51. Memorandum From the President’s Assistant for National Security Affairs (Kissinger) to President Nixon1

SUBJECT

  • The Israeli Position [less than 1 line not declassified]

[1 line not declassified] The Israelis have often used this channel for revealing their real thinking. These are his main points:

1. The Arabs are now waging a war of attrition. Israel’s present military strategy is to show Nasser that this will cost Egypt heavily. The latest raids have greatly damaged Nasser’s personal prestige.

2. The Israelis think that if they continue their present course of military action, Nasser may well fall. Nasser’s fall would open the way for a new play of forces in the area.

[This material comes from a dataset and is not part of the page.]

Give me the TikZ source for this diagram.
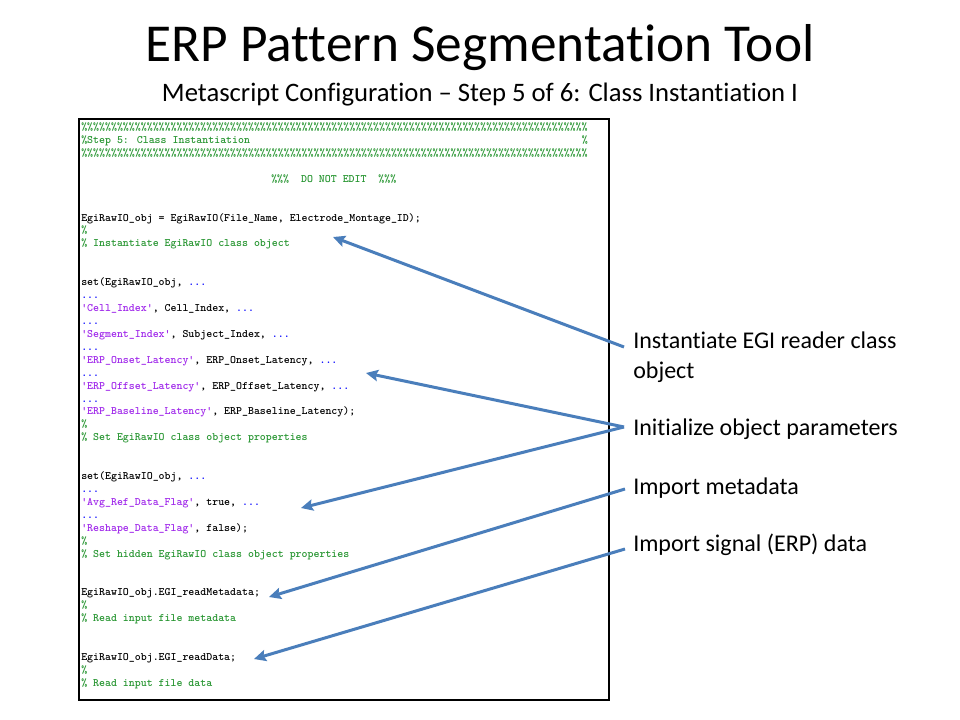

3. If Nasser falls, his successor will be less dangerous to Western interests because he will not have Nasser’s personal charisma. Moderate Arab leaders will be more free to make peace.

[Page 177]

4. The USSR has exploited Arab frustration with Israel’s and Egypt’s ambition to dominate the Arab world by leading the attack on Israel. The present struggle is above all an Egyptian-Russian struggle against Israel. Israel’s very existence prevents total Soviet domination over the region.2

5. The Soviet Union, therefore, can have no interest in a real Arab-Israeli peace. With peace, the Arab states would divert their major energies to economic and social development. Soviet capacity to compete with the US in that field is small.

6. The Soviets hope that the war of attrition in the Mid-East will make the US weary of the situation and ready to accept a compromise peace formula.

7. The war of attrition makes heavy demands on Israel’s resources. Prime Minister Meir will discuss additional military and economic aid with you. The “identity of interests between the US and Israel” justifies US material support for Israel’s strategy.

Comment

This is a forthright statement of Israel’s strategy—change the overall situation in the Mid-East by removing Nasser. It is also a clear example of Israel’s assumption that our interests and Israel’s are identical. The questionable points about this thesis are:

1. The [less than 1 line not declassified] himself points out that the USSR profits from tension and the US can outrun the USSR in peaceful competition.

2. Therefore, for us to have an interest in supporting Israel’s strategy, that strategy must promise peace.

3. It is not at all certain that Hussein will be any more able to make peace without Nasser than with him. The fedayeen or the radical governments of Syria and Iraq may prove just as much of an inhibition as Nasser.

4. It seems more likely—and some Israelis admit this—that Israel’s purpose is to surround itself with weak Arab governments so that it can weather prolonged tension behind its present borders.3

  1. Source: National Archives, Nixon Presidential Materials, NSC Files, Box 644, Country Files, Middle East—General. Secret. Sent for information. All brackets are in the original except those indicating text that remains classified. Haig sent Kissinger’s memorandum back to him on October 7 to alert him to comments that Nixon wrote on it.
  2. Nixon highlighted this paragraph, underlined from “Egyptian-Russian struggle” to the end of the paragraph, and wrote “correct” underneath it.
  3. At the bottom of the memorandum, Nixon wrote: “K—Can’t C.I.A. handle Nasser?!”